Maden Kanunu Doğayı ve İnsanı Tehdit Ediyor
Tasarı yaklaşık iki yıldan bu yana süren tartışmalar sonunda 26 Mayıs 2004 tarihinde TBMM Genel Kurulu tarafından kabul edilmiş, onay için Cumhurbaşkanı'na gönderilmiştir.
Kamuoyundan gelen yoğun tepki nedeni ile TBMM komisyonlarında tasarıda kimi iyileştirmelere, örneğin zeytinlik alanları madencilik faaliyeti kapsamı dışında bırakılmasına karşın, eleştirilen diğer noktalarda kayda değer bir değişiklik yapılmamış, aksine tabiat parkları, özel koruma bölgeleri gibi alanlarda da madencilik faaliyetinin yolu açmıştır.

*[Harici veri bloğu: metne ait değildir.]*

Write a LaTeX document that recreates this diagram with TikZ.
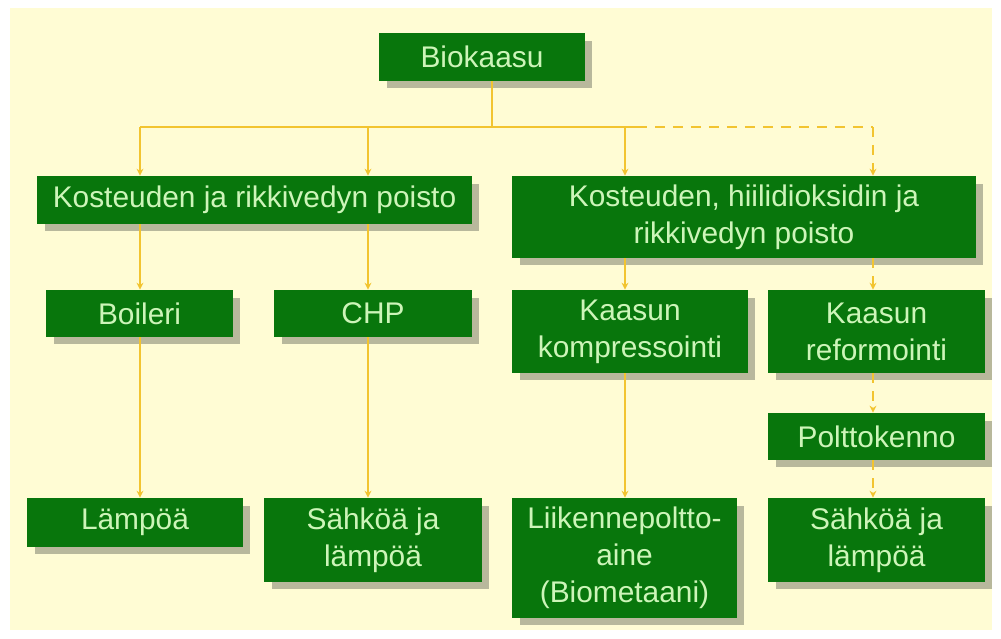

Bu yasa değişikliğinin temel anlayışı, özetle, "Çevrenin geliştirilmesi, insan ve çevre sağlığı ile ülkemizin doğal ve kültürel zenginliklerinin korunması, madencilik faaliyeti önünde bir engeldir. Hiçbir sınırlama olmadan, ülkenin ormanlarında, sulak alanlarında, milli parklarında, koruma altına alınmış doğal kültürel sit alanlarında madencilik yapılmalıdır. Bu amaçla madencilik faaliyeti önündeki çevre ve insan sağlığı ile doğanın korunmasına ilişkin mevzuat engelleri tamamen kaldırılmalı yada işlevsiz kılınmalıdır" şeklinde.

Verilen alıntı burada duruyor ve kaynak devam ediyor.